--- Start DATA EXTRACT ---
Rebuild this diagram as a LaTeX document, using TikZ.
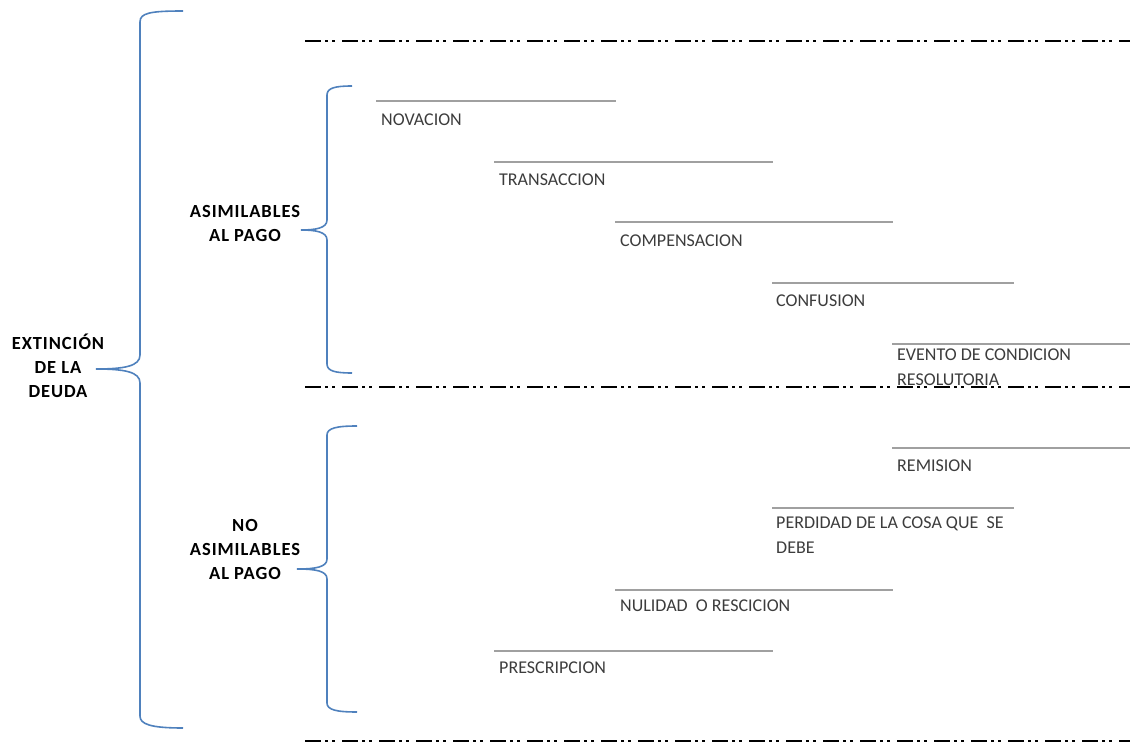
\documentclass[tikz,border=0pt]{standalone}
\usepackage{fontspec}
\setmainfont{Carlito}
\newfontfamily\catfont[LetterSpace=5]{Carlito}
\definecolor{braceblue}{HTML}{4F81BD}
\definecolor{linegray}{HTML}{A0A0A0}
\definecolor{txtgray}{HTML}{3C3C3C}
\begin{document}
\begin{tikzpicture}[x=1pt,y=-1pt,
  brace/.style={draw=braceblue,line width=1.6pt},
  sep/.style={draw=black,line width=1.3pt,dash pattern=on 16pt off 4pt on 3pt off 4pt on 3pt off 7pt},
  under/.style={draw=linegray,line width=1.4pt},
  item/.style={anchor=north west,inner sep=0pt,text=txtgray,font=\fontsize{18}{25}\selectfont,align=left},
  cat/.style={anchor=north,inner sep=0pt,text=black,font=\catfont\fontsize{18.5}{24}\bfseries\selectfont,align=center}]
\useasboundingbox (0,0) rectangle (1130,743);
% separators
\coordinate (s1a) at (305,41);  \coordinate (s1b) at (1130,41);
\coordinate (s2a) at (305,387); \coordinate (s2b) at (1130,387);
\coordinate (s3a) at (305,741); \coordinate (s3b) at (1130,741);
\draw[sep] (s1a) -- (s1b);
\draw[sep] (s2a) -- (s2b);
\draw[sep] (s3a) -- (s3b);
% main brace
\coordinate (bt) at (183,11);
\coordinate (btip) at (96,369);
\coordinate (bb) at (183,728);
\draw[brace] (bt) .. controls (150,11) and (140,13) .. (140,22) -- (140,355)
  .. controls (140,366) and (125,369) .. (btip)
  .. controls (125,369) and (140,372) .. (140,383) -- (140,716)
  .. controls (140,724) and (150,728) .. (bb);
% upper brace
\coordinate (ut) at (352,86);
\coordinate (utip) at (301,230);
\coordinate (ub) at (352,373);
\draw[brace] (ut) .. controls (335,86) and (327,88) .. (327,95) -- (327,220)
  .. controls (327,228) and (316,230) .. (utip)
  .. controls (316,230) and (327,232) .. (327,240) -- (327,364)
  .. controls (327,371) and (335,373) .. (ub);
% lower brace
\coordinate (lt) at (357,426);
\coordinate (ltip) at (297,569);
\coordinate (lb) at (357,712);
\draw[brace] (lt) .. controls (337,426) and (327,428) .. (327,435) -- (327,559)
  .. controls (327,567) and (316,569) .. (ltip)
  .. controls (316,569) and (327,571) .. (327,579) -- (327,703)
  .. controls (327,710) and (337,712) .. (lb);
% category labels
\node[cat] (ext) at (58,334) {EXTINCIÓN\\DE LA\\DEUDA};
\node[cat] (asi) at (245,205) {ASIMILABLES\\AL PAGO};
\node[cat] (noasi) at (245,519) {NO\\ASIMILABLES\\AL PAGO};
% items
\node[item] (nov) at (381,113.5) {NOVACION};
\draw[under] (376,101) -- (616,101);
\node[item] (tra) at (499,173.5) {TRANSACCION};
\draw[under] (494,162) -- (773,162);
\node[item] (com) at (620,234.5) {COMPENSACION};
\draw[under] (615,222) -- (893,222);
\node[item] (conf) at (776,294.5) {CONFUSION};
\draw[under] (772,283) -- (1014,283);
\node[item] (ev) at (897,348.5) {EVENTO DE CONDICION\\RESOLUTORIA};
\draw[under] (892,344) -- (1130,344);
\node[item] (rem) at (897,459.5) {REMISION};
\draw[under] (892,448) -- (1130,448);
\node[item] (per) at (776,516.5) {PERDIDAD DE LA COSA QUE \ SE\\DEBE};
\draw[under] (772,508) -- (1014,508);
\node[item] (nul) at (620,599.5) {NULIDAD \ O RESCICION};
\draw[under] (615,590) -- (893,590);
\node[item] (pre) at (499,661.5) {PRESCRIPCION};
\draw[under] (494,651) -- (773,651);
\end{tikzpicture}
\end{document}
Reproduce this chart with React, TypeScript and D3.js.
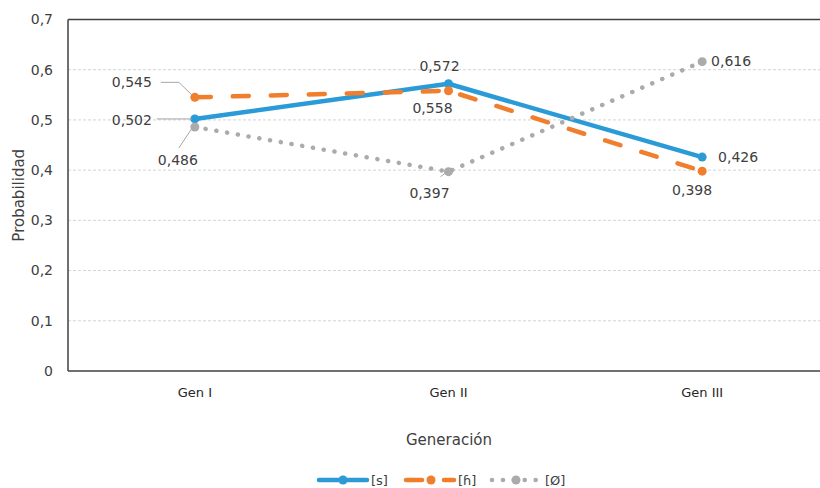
--- End DATA EXTRACT ---
- **PROBLEM STATEMENT**
Each entry above is to be written out again unchanged, apart from the pictures, which are left out.

- **WRITTEN SOLUTION**
Rebuild this diagram as a LaTeX document, using TikZ.
\documentclass[tikz,border=0pt]{standalone}
\usepackage{fontspec}
\setmainfont{Carlito}
\newfontfamily\catfont[LetterSpace=5]{Carlito}
\definecolor{braceblue}{HTML}{4F81BD}
\definecolor{linegray}{HTML}{A0A0A0}
\definecolor{txtgray}{HTML}{3C3C3C}
\begin{document}
\begin{tikzpicture}[x=1pt,y=-1pt,
  brace/.style={draw=braceblue,line width=1.6pt},
  sep/.style={draw=black,line width=1.3pt,dash pattern=on 16pt off 4pt on 3pt off 4pt on 3pt off 7pt},
  under/.style={draw=linegray,line width=1.4pt},
  item/.style={anchor=north west,inner sep=0pt,text=txtgray,font=\fontsize{18}{25}\selectfont,align=left},
  cat/.style={anchor=north,inner sep=0pt,text=black,font=\catfont\fontsize{18.5}{24}\bfseries\selectfont,align=center}]
\useasboundingbox (0,0) rectangle (1130,743);
% separators
\coordinate (s1a) at (305,41);  \coordinate (s1b) at (1130,41);
\coordinate (s2a) at (305,387); \coordinate (s2b) at (1130,387);
\coordinate (s3a) at (305,741); \coordinate (s3b) at (1130,741);
\draw[sep] (s1a) -- (s1b);
\draw[sep] (s2a) -- (s2b);
\draw[sep] (s3a) -- (s3b);
% main brace
\coordinate (bt) at (183,11);
\coordinate (btip) at (96,369);
\coordinate (bb) at (183,728);
\draw[brace] (bt) .. controls (150,11) and (140,13) .. (140,22) -- (140,355)
  .. controls (140,366) and (125,369) .. (btip)
  .. controls (125,369) and (140,372) .. (140,383) -- (140,716)
  .. controls (140,724) and (150,728) .. (bb);
% upper brace
\coordinate (ut) at (352,86);
\coordinate (utip) at (301,230);
\coordinate (ub) at (352,373);
\draw[brace] (ut) .. controls (335,86) and (327,88) .. (327,95) -- (327,220)
  .. controls (327,228) and (316,230) .. (utip)
  .. controls (316,230) and (327,232) .. (327,240) -- (327,364)
  .. controls (327,371) and (335,373) .. (ub);
% lower brace
\coordinate (lt) at (357,426);
\coordinate (ltip) at (297,569);
\coordinate (lb) at (357,712);
\draw[brace] (lt) .. controls (337,426) and (327,428) .. (327,435) -- (327,559)
  .. controls (327,567) and (316,569) .. (ltip)
  .. controls (316,569) and (327,571) .. (327,579) -- (327,703)
  .. controls (327,710) and (337,712) .. (lb);
% category labels
\node[cat] (ext) at (58,334) {EXTINCIÓN\\DE LA\\DEUDA};
\node[cat] (asi) at (245,205) {ASIMILABLES\\AL PAGO};
\node[cat] (noasi) at (245,519) {NO\\ASIMILABLES\\AL PAGO};
% items
\node[item] (nov) at (381,113.5) {NOVACION};
\draw[under] (376,101) -- (616,101);
\node[item] (tra) at (499,173.5) {TRANSACCION};
\draw[under] (494,162) -- (773,162);
\node[item] (com) at (620,234.5) {COMPENSACION};
\draw[under] (615,222) -- (893,222);
\node[item] (conf) at (776,294.5) {CONFUSION};
\draw[under] (772,283) -- (1014,283);
\node[item] (ev) at (897,348.5) {EVENTO DE CONDICION\\RESOLUTORIA};
\draw[under] (892,344) -- (1130,344);
\node[item] (rem) at (897,459.5) {REMISION};
\draw[under] (892,448) -- (1130,448);
\node[item] (per) at (776,516.5) {PERDIDAD DE LA COSA QUE \ SE\\DEBE};
\draw[under] (772,508) -- (1014,508);
\node[item] (nul) at (620,599.5) {NULIDAD \ O RESCICION};
\draw[under] (615,590) -- (893,590);
\node[item] (pre) at (499,661.5) {PRESCRIPCION};
\draw[under] (494,651) -- (773,651);
\end{tikzpicture}
\end{document}
Reproduce this chart with React, TypeScript and D3.js.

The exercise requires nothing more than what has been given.